Angular coding, JL projections, residual coding. Each family of KV quantization codecs shines under different constraints and breaks under others. A survey of the landscape for anyone weighing options for long-context inference.
Why KV cache memory is the bottleneck
In a transformer, every token in the context window generates key and value tensors at every attention layer. Those tensors are cached so you do not recompute them during autoregressive decoding. The cost grows fast: a 7B parameter model with 32 layers and 32 attention heads at 4K context, fp16, batch size 8, consumes roughly 800MB of KV cache. At 32K context that is 6.4GB for KV cache alone.
Quantizing the KV cache compresses those tensors. The tradeoff is always precision versus memory. What varies by approach is which precision you are losing and at what cost.
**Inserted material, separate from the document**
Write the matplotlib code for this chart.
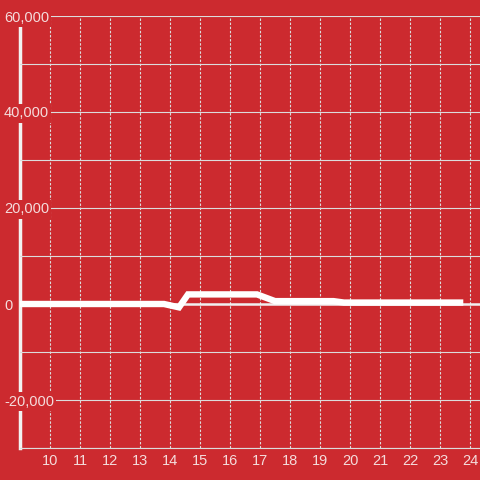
import matplotlib.pyplot as plt
from matplotlib.ticker import MultipleLocator, FuncFormatter

plt.rcParams['font.family'] = ['Liberation Sans', 'DejaVu Sans']

# series (hour of day vs value)
hours = [9.0, 13.8, 14.3, 14.6, 16.9, 17.5, 19.45, 19.8, 23.67]
values = [0, 0, -700, 2000, 2000, 600, 600, 300, 300]

x_ticks = list(range(10, 25))
bg = '#cc2a2f'
text_col = '#f4dcdc'
grid_col = '#dcdcdc'

fig = plt.figure(figsize=(4.8, 4.8), dpi=100, facecolor=bg)
ax = fig.add_axes([20 / 480, 32 / 480, 460 / 480, 432 / 480], facecolor=bg)

ax.plot(hours, values, color='white', linewidth=4.6, solid_joinstyle='miter', zorder=3)
ax.axhline(0, color='#f0f0f0', linewidth=1.8, zorder=1)

ax.set_xlim(9, 24 + 1 / 3)
ax.set_ylim(-30000, 60000)
ax.set_xticks(x_ticks)
ax.yaxis.set_major_locator(MultipleLocator(20000))
ax.yaxis.set_minor_locator(MultipleLocator(10000))
ax.yaxis.set_major_formatter(FuncFormatter(lambda v, p: f"{int(v):,}"))

ax.set_axisbelow(True)
ax.grid(axis='y', which='both', color=grid_col, linewidth=0.8)
ax.grid(axis='x', color=grid_col, linewidth=0.8, linestyle=(0, (2.2, 1.5)))

for s in ['top', 'right']:
    ax.spines[s].set_visible(False)
ax.spines['left'].set_color('#f2f2f2')
ax.spines['left'].set_linewidth(2.5)
ax.spines['left'].set_zorder(0.4)
ax.spines['bottom'].set_color(grid_col)
ax.spines['bottom'].set_linewidth(0.8)

ax.tick_params(axis='both', which='both', length=0, labelsize=10.5, labelcolor=text_col)
ax.tick_params(axis='y', pad=11.5)
ax.tick_params(axis='x', pad=4.5)
for lab in ax.get_yticklabels():
    lab.set_horizontalalignment('left')
    lab.set_bbox(dict(facecolor=bg, edgecolor='none', pad=1.5))

fig.savefig('out.png', dpi=100, facecolor=bg)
Three families of approaches
Angular coding
Angular coding quantizes the direction of key and value vectors while discarding or heavily quantizing the magnitude. The intuition: attention scores are computed via dot products, which depend on both direction and magnitude, but across long contexts the direction tends to carry more of the discriminative signal.
In practice, angular coding stores a normalized vector plus a scalar for magnitude, and quantizes the scalar aggressively (e.g., 4-bit) while keeping the direction at 8-bit or fp16. This is a good fit for long-context inference where the same key vectors are reused across many decoding steps and the relative attention pattern matters more than the absolute magnitude.
JL projections
Johnson-Lindenstrauss projections reduce the dimensionality of key/value tensors via random linear projections. The Johnson-Lindenstrauss lemma guarantees that pairwise distances between vectors are approximately preserved in the projected space with high probability, given a projection dimension that is logarithmic in the number of vectors.
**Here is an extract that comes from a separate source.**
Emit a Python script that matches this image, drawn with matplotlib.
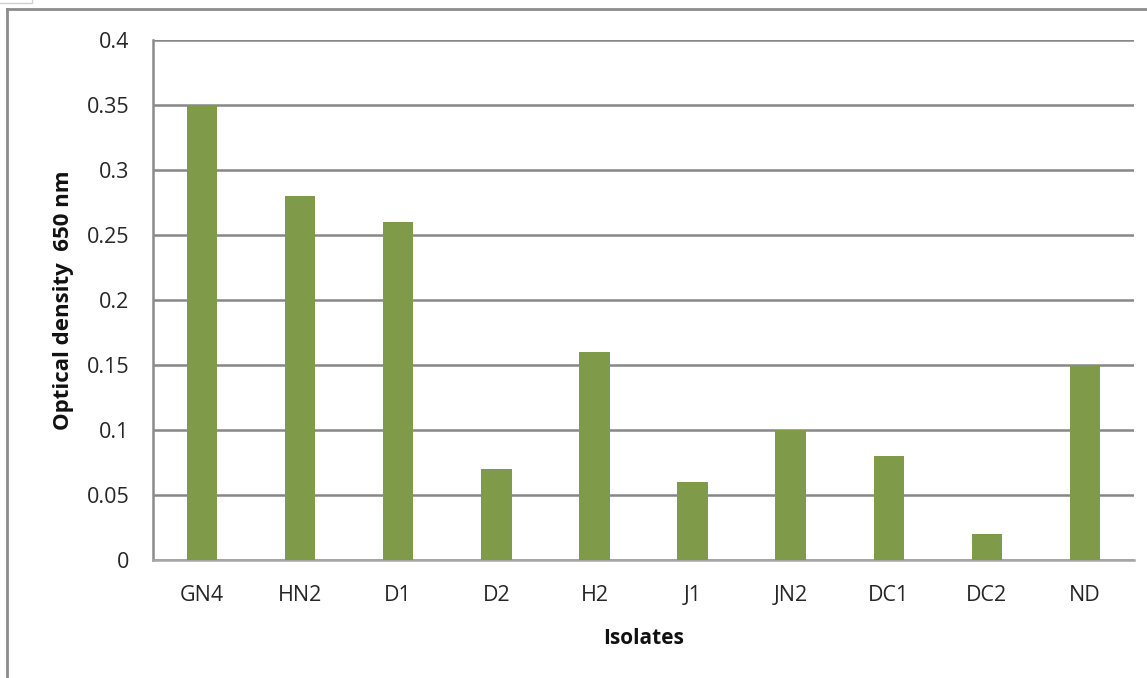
import matplotlib.pyplot as plt
from matplotlib.lines import Line2D

plt.rcParams['font.family'] = ['Open Sans', 'DejaVu Sans']

isolates = ['GN4', 'HN2', 'D1', 'D2', 'H2', 'J1', 'JN2', 'DC1', 'DC2', 'ND']
od_650 = [0.35, 0.28, 0.26, 0.07, 0.16, 0.06, 0.10, 0.08, 0.02, 0.15]
yticks = [0, 0.05, 0.1, 0.15, 0.2, 0.25, 0.3, 0.35, 0.4]
ytick_labels = ['0', '0.05', '0.1', '0.15', '0.2', '0.25', '0.3', '0.35', '0.4']

W, H = 1147, 678
fig = plt.figure(figsize=(W / 100, H / 100), dpi=100)
ax = fig.add_axes([153 / W, 1 - 560 / H, (1134 - 153) / W, (560 - 40) / H])

x = range(len(isolates))
ax.bar(x, od_650, width=0.31, color='#7f9a48', zorder=3)

ax.set_xlim(-0.5, len(isolates) - 0.5)
ax.set_ylim(0, 0.4)
ax.set_yticks(yticks)
ax.set_yticklabels(ytick_labels)
ax.set_xticks(list(x))
ax.set_xticklabels(isolates)
ax.tick_params(axis='both', length=0, labelsize=15.5, colors='#262626')
ax.tick_params(axis='y', pad=17)
ax.tick_params(axis='x', pad=18)

ax.grid(axis='y', color='#878787', linewidth=1.8, zorder=0)
for s in ['top', 'right']:
    ax.spines[s].set_visible(False)
ax.spines['left'].set_color('#8a8a8a')
ax.spines['left'].set_linewidth(1.8)
ax.spines['bottom'].set_color('#a6a6a6')
ax.spines['bottom'].set_linewidth(1.8)

ax.set_xlabel('Isolates', fontsize=15, fontweight='bold', labelpad=16, color='#111111')
ax.set_ylabel('Optical density  650 nm', fontsize=16, fontweight='bold', labelpad=9, color='#111111')

# outer chart frame (left and top edges visible)
fig.add_artist(Line2D([7 / W, 7 / W], [0, 1 - 9 / H], transform=fig.transFigure, color='#8c8c8c', lw=2))
fig.add_artist(Line2D([7 / W, 1], [1 - 9 / H, 1 - 9 / H], transform=fig.transFigure, color='#8c8c8c', lw=2))
fig.add_artist(Line2D([0, 32 / W, 32 / W], [1 - 3 / H, 1 - 3 / H, 1], transform=fig.transFigure, color='#d0d0d0', lw=1))

fig.savefig('out.png', dpi=100)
The appeal: no training required. Pick a random projection matrix, project once, store the compressed representation. The compressed vectors are smaller, lookups are faster, and the error is bounded probabilistically. The downside is that JL projections are noisy for small sets of vectors. They shine when you have many long contexts and need aggressive memory reduction without task-specific tuning.
Residual coding
Residual coding quantizes KV vectors in stages. The first stage produces a coarse quantized approximation. The second stage quantizes the residual between the original vector and the first-stage reconstruction. Repeat until the residual is small enough to discard.
This is the approach used in vector database quantization (product quantization, additive quantization). Applied to KV caches it achieves the best quality-per-bit of the three families, but with higher compute cost during encoding. If you are running inference where latency is tight and the KV cache is written once and read many times, the encoding overhead amortizes. If you are encoding on every forward pass, it may not.
KV cache quantization: approach comparison
What actually happens to attention quality
The headline compression ratios are not the relevant metric. What matters is the effect on downstream task performance. The findings from the literature are consistent on a few points:
- For tasks that depend on retrieving specific facts from long context (needle-in-a-haystack style), angular coding and JL projections degrade noticeably above 8x compression. The directional signal breaks down when the projected space gets too small.
- For tasks with short to medium context (under 4K tokens), INT8 quantization of keys and values is effectively lossless on most benchmarks. There is no reason to use fancier approaches at that scale.
- Residual coding holds quality well even at 10-12x compression, but the gains over INT4 plus a residual correction are marginal on most tasks and the extra complexity is usually not worth it outside of specialized deployments.
Method Memory (GB) vs baseline fp16 (baseline) 6.4 -- INT8 3.2 -50% Angular coding 1.3 -80% JL projection (dim/4) 1.6 -75% Residual coding 0.6 -91%
The interaction with eviction policy
Quantization and eviction are not independent. Heavy quantization with a bad eviction policy compounds errors: you are both approximating the tensors and throwing away the tokens that matter. The usual recommendation is to get your eviction policy right first (preserve high-attention tokens, see our note on KV eviction), then apply quantization on top. Trying to compensate for bad eviction with higher-fidelity quantization is expensive and ineffective.